Component: Configuration Server (Centralized Schema Service, Data Routing Service and Configuration Service)

Process name: configuration_server

Properties: configuration.server.port=22023

TCP Ports:

9030
9031

Component: User Authentication Server

Process name: authentication_server

Properties:

authentication.server.port.plaintext=9030
authentication.server.port.ssl=9031

TCP Ports:

9040
9041

Component: User Access Control Server

Process name: db_acl_write_server

Properties:

dbaclwriter.port=9040
dbaclwriter.ssl.port=9041

TCP Ports: 20126

Component: Persistent Query Controller

Process name: iris_controller

Properties: PersistentQueryController.port=20126

TCP Ports: 20021 (outbound)

Component: Log Tailer

Process name: tailer1..tailerN

Properties: This is determined by the db_dis section (see above).

TCP Ports: 80/443

Component: Client Update Server

Process name: client_update_service

Properties:

client-update-service.conf:

  server.port = 80

TCP Ports: 8123

Component: Web API Service

Process name: web_api_service

Properties: Webapi.server.port=8123

TCP Ports: 3306

Component: MySQL Database

Process name: mariadb_server

Properties:

/etc/my.cnf:

  port=3306 # default

TCP Ports: 2812

Component: M/Monit Daemon

Process name: monit

Properties:

/etc/monitrc:

  set httpd port 2812

Contributing applications, daemons, and services

Deephaven includes a few third-party components.
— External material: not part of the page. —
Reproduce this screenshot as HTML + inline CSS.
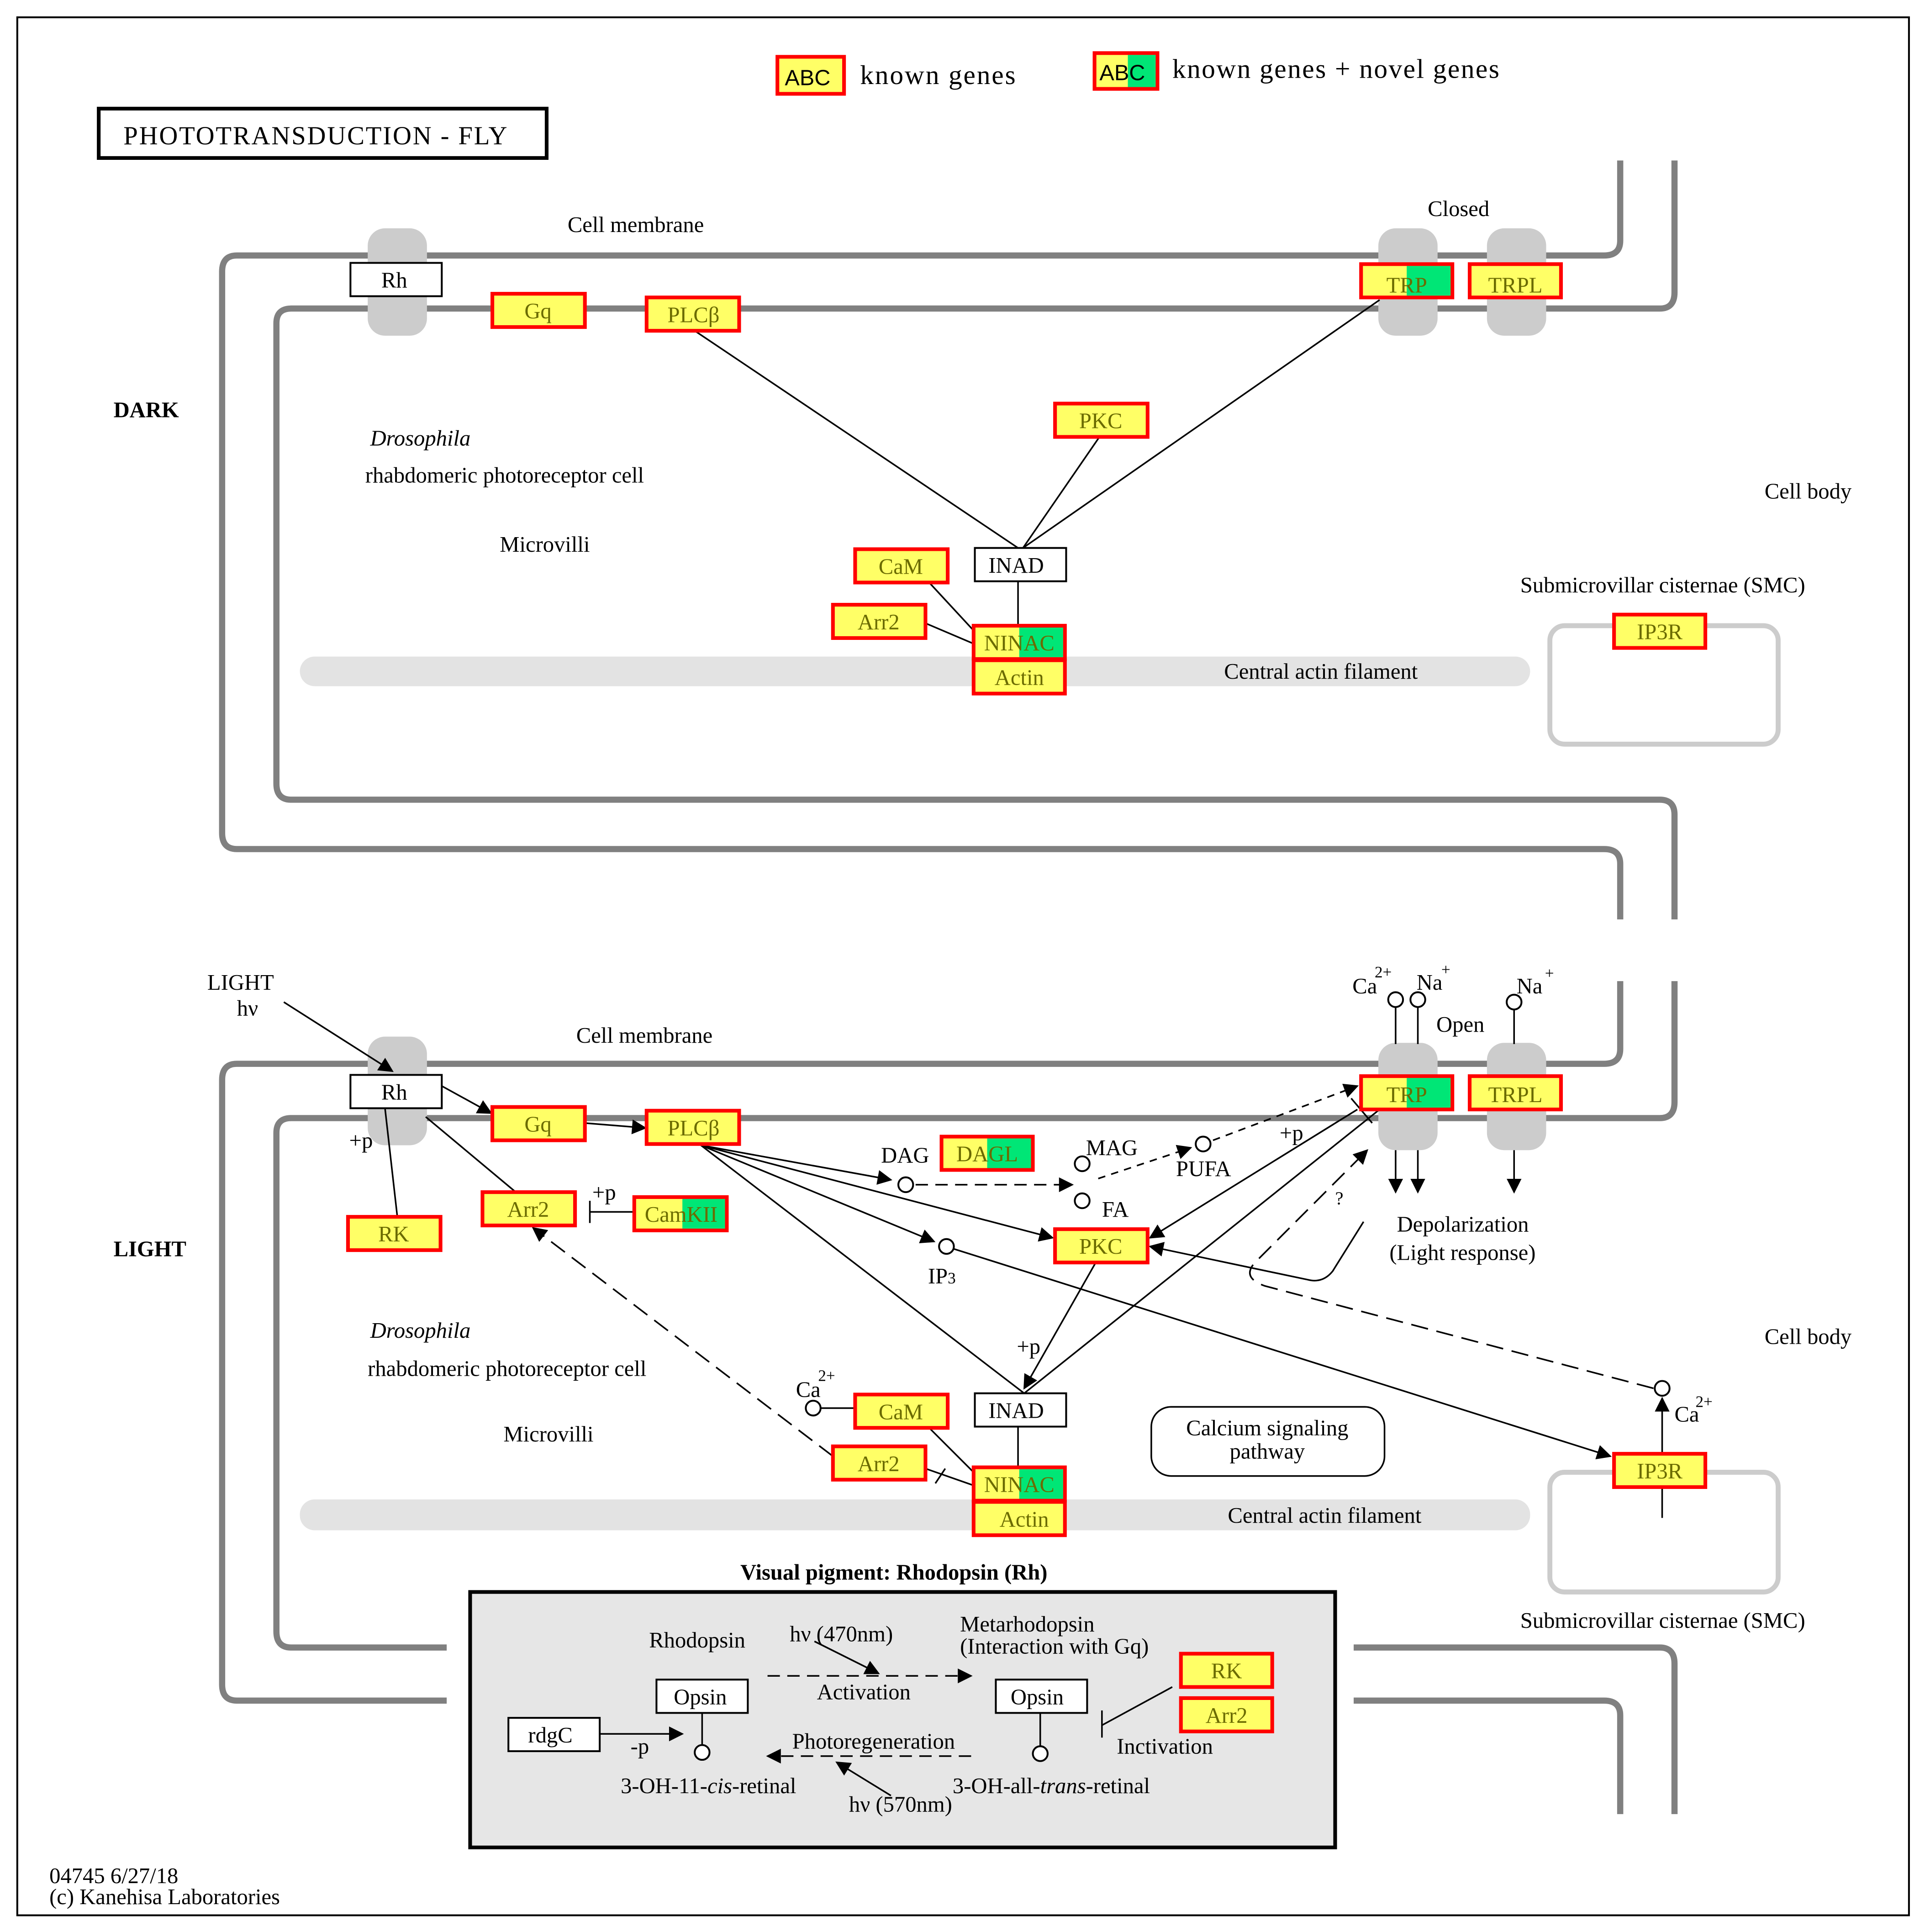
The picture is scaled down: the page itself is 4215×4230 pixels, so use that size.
<!DOCTYPE html>
<html><head><meta charset="utf-8"><style>
html,body{margin:0;padding:0;background:#fff}
svg{display:block}
text{font-family:"Liberation Serif",serif;font-size:18px;fill:#000}
.g{fill:#6b6b00;font-size:18px}
</style></head><body>
<svg width="4215" height="4230" viewBox="0 0 1560 1565.5" xmlns="http://www.w3.org/2000/svg">
<defs>
<marker id="a" viewBox="0 0 10 10" refX="9" refY="5" markerWidth="13" markerHeight="12" markerUnits="userSpaceOnUse" orient="auto"><path d="M0,0 L10,5 L0,10 z" fill="#000"/></marker>
</defs>
<rect x="0" y="0" width="1560" height="1566" fill="#fff"/>
<rect x="14" y="14" width="1533" height="1538" fill="none" stroke="#000" stroke-width="1.5"/>

<!-- legend -->
<rect x="630" y="46" width="54" height="30" fill="#ffff66" stroke="#f00" stroke-width="3"/>
<text x="636" y="69" style="font-family:'Liberation Sans',sans-serif;font-size:18px">ABC</text>
<text x="697" y="68" style="font-size:22px" textLength="126">known genes</text>
<rect x="887" y="43" width="51" height="29" fill="#ffff66" stroke="#f00" stroke-width="3"/>
<rect x="914" y="44.5" width="22.5" height="26" fill="#00e676"/>
<text x="891" y="65" style="font-family:'Liberation Sans',sans-serif;font-size:18px">ABC</text>
<text x="950" y="63" style="font-size:22px" textLength="265">known genes + novel genes</text>

<rect x="80" y="88" width="363" height="40" fill="#fff" stroke="#000" stroke-width="3"/>
<text x="100" y="117" style="font-size:21px" textLength="311">PHOTOTRANSDUCTION - FLY</text>

<g fill="none" stroke="#808080" stroke-width="5">
<path d="M1313,130 V195 Q1313,207 1300,207 H192 Q180,207 180,220 V675 Q180,688 192,688 H1300 Q1313,688 1313,700 V745"/>
<path d="M1357,130 V237 Q1357,250 1345,250 H236 Q224,250 224,262 V635 Q224,648 236,648 H1345 Q1357,648 1357,660 V745"/>
<path d="M1313,795 V850 Q1313,862 1300,862 H192 Q180,862 180,875 V1365 Q180,1378 192,1378 H362"/>
<path d="M1357,795 V893 Q1357,906 1345,906 H236 Q224,906 224,918 V1322 Q224,1335 236,1335 H362"/>
<path d="M1097,1335 H1345 Q1357,1335 1357,1348 V1470"/>
<path d="M1097,1378 H1300 Q1313,1378 1313,1390 V1470"/>
</g>

<g fill="#cccccc">
<rect x="298" y="185" width="48" height="87" rx="14"/>
<rect x="1117" y="185" width="48" height="87" rx="14"/>
<rect x="1205" y="185" width="48" height="87" rx="14"/>
<rect x="298" y="840" width="48" height="88" rx="14"/>
<rect x="1117" y="845" width="48" height="87" rx="14"/>
<rect x="1205" y="845" width="48" height="87" rx="14"/>
</g>

<rect x="243" y="532" width="997" height="24" rx="12" fill="#e3e3e3"/>
<rect x="243" y="1215" width="997" height="25" rx="12" fill="#e3e3e3"/>
<rect x="1256" y="507" width="185" height="96" rx="12" fill="none" stroke="#ccc" stroke-width="4"/>
<rect x="1256" y="1193" width="185" height="97" rx="12" fill="none" stroke="#ccc" stroke-width="4"/>

<g stroke="#000" stroke-width="1.3" fill="none">
<line x1="563" y1="268" x2="825" y2="444"/>
<line x1="1118" y1="243" x2="829" y2="444"/>
<line x1="891" y1="354" x2="829" y2="444"/>
<line x1="825" y1="471" x2="825" y2="507"/>
<line x1="753" y1="472" x2="790" y2="512"/>
<line x1="750" y1="505" x2="790" y2="522"/>
</g>

<g stroke="#000" stroke-width="1.3" fill="none">
<line x1="230" y1="812" x2="318" y2="868" marker-end="url(#a)"/>
<line x1="358" y1="880" x2="398" y2="902" marker-end="url(#a)"/>
<line x1="474" y1="910" x2="523" y2="914" marker-end="url(#a)"/>
<line x1="568" y1="928" x2="722" y2="956" marker-end="url(#a)"/>
<line x1="568" y1="928" x2="757" y2="1006" marker-end="url(#a)"/>
<line x1="568" y1="928" x2="853" y2="1003" marker-end="url(#a)"/>
<line x1="568" y1="928" x2="830" y2="1129"/>
<line x1="742" y1="960" x2="869" y2="960" stroke-dasharray="10,6" marker-end="url(#a)"/>
<line x1="890" y1="955" x2="965" y2="930" stroke-dasharray="6,5" marker-end="url(#a)"/>
<line x1="983" y1="924" x2="1100" y2="880" stroke-dasharray="6,5" marker-end="url(#a)"/>
<line x1="1100" y1="899" x2="932" y2="1003" marker-end="url(#a)"/>
<line x1="1118" y1="899" x2="830" y2="1129"/>
<line x1="888" y1="1023" x2="830" y2="1125" marker-end="url(#a)"/>
<path d="M1105,990 L1080,1030 Q1072,1040 1060,1037 L932,1010" marker-end="url(#a)"/>
<path d="M1340,1125 L1025,1042 Q1005,1035 1018,1022 L1108,932" stroke-dasharray="14,7" marker-end="url(#a)"/>
<line x1="1095" y1="890" x2="1112" y2="910"/>
<line x1="773" y1="1012" x2="1305" y2="1180" marker-end="url(#a)"/>
<line x1="1347" y1="1230" x2="1347" y2="1133" marker-end="url(#a)"/>
<line x1="1131" y1="816" x2="1131" y2="846"/>
<line x1="1149" y1="816" x2="1149" y2="846"/>
<line x1="1227" y1="818" x2="1227" y2="846"/>
<line x1="1131" y1="932" x2="1131" y2="966" marker-end="url(#a)"/>
<line x1="1149" y1="932" x2="1149" y2="966" marker-end="url(#a)"/>
<line x1="1227" y1="932" x2="1227" y2="966" marker-end="url(#a)"/>
<line x1="312" y1="898" x2="322" y2="986"/>
<line x1="345" y1="905" x2="418" y2="966"/>
<line x1="478" y1="982" x2="514" y2="982"/>
<line x1="478" y1="973" x2="478" y2="991"/>
<line x1="675" y1="1180" x2="432" y2="995" stroke-dasharray="14,7" marker-end="url(#a)"/>
<line x1="665" y1="1141" x2="693" y2="1141"/>
<line x1="825" y1="1156" x2="825" y2="1189"/>
<line x1="753" y1="1157" x2="790" y2="1194"/>
<line x1="750" y1="1190" x2="790" y2="1204"/>
<line x1="758" y1="1202" x2="766" y2="1190"/>
</g>

<g fill="#fff" stroke="#000" stroke-width="1.5">
<circle cx="1131" cy="810" r="6"/><circle cx="1149" cy="810" r="6"/><circle cx="1227" cy="812" r="6"/>
<circle cx="734" cy="960" r="6"/><circle cx="767" cy="1010" r="6"/>
<circle cx="877" cy="943" r="6"/><circle cx="877" cy="973" r="6"/><circle cx="975" cy="927" r="6"/>
<circle cx="1347" cy="1125" r="6"/><circle cx="659" cy="1141" r="6"/>
</g>

<rect x="381" y="1290" width="701" height="207" fill="#e6e6e6" stroke="#000" stroke-width="3"/>
<g stroke="#000" stroke-width="1.3" fill="none">
<line x1="622" y1="1358" x2="787" y2="1358" stroke-dasharray="10,6" marker-end="url(#a)"/>
<line x1="660" y1="1330" x2="712" y2="1356" marker-end="url(#a)"/>
<line x1="787" y1="1423" x2="622" y2="1423" stroke-dasharray="10,6" marker-end="url(#a)"/>
<line x1="722" y1="1455" x2="678" y2="1428" marker-end="url(#a)"/>
<line x1="486" y1="1405" x2="553" y2="1405" marker-end="url(#a)"/>
<line x1="569" y1="1388" x2="569" y2="1414"/>
<line x1="843" y1="1388" x2="843" y2="1415"/>
<line x1="950" y1="1367" x2="893" y2="1398"/>
<line x1="893" y1="1386" x2="893" y2="1408"/>
</g>
<circle cx="569" cy="1420" r="6" fill="#fff" stroke="#000" stroke-width="1.5"/>
<circle cx="843" cy="1421" r="6" fill="#fff" stroke="#000" stroke-width="1.5"/>
<rect x="532" y="1361" width="74" height="27" fill="#fff" stroke="#000" stroke-width="1.5"/>
<rect x="807" y="1361" width="74" height="27" fill="#fff" stroke="#000" stroke-width="1.5"/>
<rect x="412" y="1392" width="74" height="27" fill="#fff" stroke="#000" stroke-width="1.5"/>
<text x="546" y="1381">Opsin</text><text x="819" y="1381">Opsin</text><text x="428" y="1412">rdgC</text>
<text x="526" y="1335">Rhodopsin</text>
<text x="640" y="1330">hν (470nm)</text>
<text x="778" y="1322">Metarhodopsin</text>
<text x="778" y="1340">(Interaction with Gq)</text>
<text x="662" y="1377">Activation</text>
<text x="642" y="1417">Photoregeneration</text>
<text x="905" y="1421">Inctivation</text>
<text x="511" y="1421">-p</text>
<text x="503" y="1453">3-OH-11-<tspan font-style="italic">cis</tspan>-retinal</text>
<text x="772" y="1453">3-OH-all-<tspan font-style="italic">trans</tspan>-retinal</text>
<text x="688" y="1468">hν (570nm)</text>
<text x="600" y="1280" font-weight="bold">Visual pigment: Rhodopsin (Rh)</text>

<g fill="#fff" stroke="#000" stroke-width="1.5">
<rect x="284" y="213" width="74" height="27"/><rect x="790" y="444" width="74" height="27"/>
<rect x="284" y="871" width="74" height="27"/><rect x="790" y="1129" width="74" height="27"/>
</g>
<text x="309" y="233">Rh</text><text x="801" y="464">INAD</text>
<text x="309" y="891">Rh</text><text x="801" y="1149">INAD</text>

<g fill="#ffff66" stroke="#f00" stroke-width="3">
<rect x="399" y="238" width="75" height="27"/><rect x="524" y="241" width="75" height="27"/>
<rect x="1103" y="214" width="74" height="27"/><rect x="1191" y="214" width="74" height="27"/>
<rect x="855" y="327" width="75" height="27"/><rect x="693" y="445" width="75" height="27"/>
<rect x="675" y="490" width="75" height="27"/><rect x="789" y="507" width="74" height="27"/>
<rect x="789" y="535" width="74" height="27"/><rect x="1308" y="498" width="74" height="27"/>
<rect x="399" y="897" width="75" height="27"/><rect x="524" y="900" width="75" height="27"/>
<rect x="1103" y="872" width="74" height="27"/><rect x="1191" y="872" width="74" height="27"/>
<rect x="282" y="986" width="75" height="27"/><rect x="391" y="966" width="75" height="27"/>
<rect x="514" y="970" width="75" height="27"/><rect x="763" y="921" width="74" height="27"/>
<rect x="855" y="996" width="75" height="27"/><rect x="693" y="1130" width="75" height="27"/>
<rect x="675" y="1172" width="75" height="27"/><rect x="789" y="1189" width="74" height="27"/>
<rect x="789" y="1217" width="74" height="27"/><rect x="1308" y="1178" width="74" height="27"/>
<rect x="957" y="1340" width="74" height="27"/><rect x="957" y="1376" width="74" height="27"/>
</g>
<g fill="#00e676">
<rect x="1140" y="215.5" width="35.5" height="24"/>
<rect x="826" y="508.5" width="35.5" height="24"/>
<rect x="1140" y="873.5" width="35.5" height="24"/>
<rect x="553" y="971.5" width="34.5" height="24"/>
<rect x="800" y="922.5" width="35.5" height="24"/>
<rect x="826" y="1190.5" width="35.5" height="24"/>
</g>
<g class="g" text-anchor="middle">
<text class="g" x="436" y="258">Gq</text><text class="g" x="562" y="261">PLCβ</text>
<text class="g" x="1140" y="237">TRP</text><text class="g" x="1228" y="237">TRPL</text>
<text class="g" x="892" y="347">PKC</text><text class="g" x="730" y="465">CaM</text>
<text class="g" x="712" y="510">Arr2</text><text class="g" x="826" y="527">NINAC</text>
<text class="g" x="826" y="555">Actin</text><text class="g" x="1345" y="518">IP3R</text>
<text class="g" x="436" y="917">Gq</text><text class="g" x="562" y="920">PLCβ</text>
<text class="g" x="1140" y="893">TRP</text><text class="g" x="1228" y="893">TRPL</text>
<text class="g" x="319" y="1006">RK</text><text class="g" x="428" y="986">Arr2</text>
<text class="g" x="552" y="990">CamKII</text><text class="g" x="800" y="941">DAGL</text>
<text class="g" x="892" y="1016">PKC</text><text class="g" x="730" y="1150">CaM</text>
<text class="g" x="712" y="1192">Arr2</text><text class="g" x="826" y="1209">NINAC</text>
<text class="g" x="830" y="1237">Actin</text><text class="g" x="1345" y="1198">IP3R</text>
<text class="g" x="994" y="1360">RK</text><text class="g" x="994" y="1396">Arr2</text>
</g>

<text x="460" y="188">Cell membrane</text>
<text x="1157" y="175">Closed</text>
<text x="92" y="338" font-weight="bold">DARK</text>
<text x="300" y="361" font-style="italic">Drosophila</text>
<text x="296" y="391">rhabdomeric photoreceptor cell</text>
<text x="405" y="447">Microvilli</text>
<text x="1430" y="404">Cell body</text>
<text x="1232" y="480">Submicrovillar cisternae (SMC)</text>
<text x="992" y="550">Central actin filament</text>

<text x="168" y="802">LIGHT</text>
<text x="192" y="823">hν</text>
<text x="467" y="845">Cell membrane</text>
<text x="1096" y="805">Ca</text><text x="1114" y="792" style="font-size:13px">2+</text>
<text x="1148" y="802">Na</text><text x="1168" y="790" style="font-size:13px">+</text>
<text x="1229" y="805">Na</text><text x="1252" y="793" style="font-size:13px">+</text>
<text x="1164" y="836">Open</text>
<text x="92" y="1018" font-weight="bold">LIGHT</text>
<text x="283" y="930">+p</text>
<text x="480" y="972">+p</text>
<text x="714" y="942">DAG</text>
<text x="880" y="936">MAG</text>
<text x="893" y="986">FA</text>
<text x="953" y="953">PUFA</text>
<text x="1037" y="924">+p</text>
<text x="1082" y="976" style="font-size:15px">?</text>
<text x="752" y="1040">IP<tspan style="font-size:13px">3</tspan></text>
<text x="824" y="1097">+p</text>
<text x="1132" y="998">Depolarization</text>
<text x="1126" y="1021">(Light response)</text>
<text x="1430" y="1089">Cell body</text>
<text x="1357" y="1152">Ca</text><text x="1374" y="1140" style="font-size:13px">2+</text>
<text x="645" y="1132">Ca</text><text x="663" y="1119" style="font-size:13px">2+</text>
<text x="300" y="1084" font-style="italic">Drosophila</text>
<text x="298" y="1115">rhabdomeric photoreceptor cell</text>
<text x="408" y="1168">Microvilli</text>
<text x="995" y="1234">Central actin filament</text>
<text x="1232" y="1319">Submicrovillar cisternae (SMC)</text>
<rect x="933" y="1140" width="189" height="56" rx="16" fill="none" stroke="#000" stroke-width="1.3"/>
<text x="1027" y="1163" text-anchor="middle">Calcium signaling</text>
<text x="1027" y="1182" text-anchor="middle">pathway</text>

<text x="40" y="1526">04745 6/27/18</text>
<text x="40" y="1543">(c) Kanehisa Laboratories</text>
</svg>
</body></html>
For example, Monit has already been discussed in the Starting and stopping Deephaven Services section.

These third-party components are installed on the system as prerequisites prior to performing the Deephaven installation. Examples of these components include lighttpd, Python, and mariadb/MySQL. Please refer to the Deephaven installation guide for a complete list of third-party Deephaven package dependencies.

All of the license agreements, maintenance, troubleshooting and run-books for these external contributing applications, daemons and services are described in their respective and official online documentation.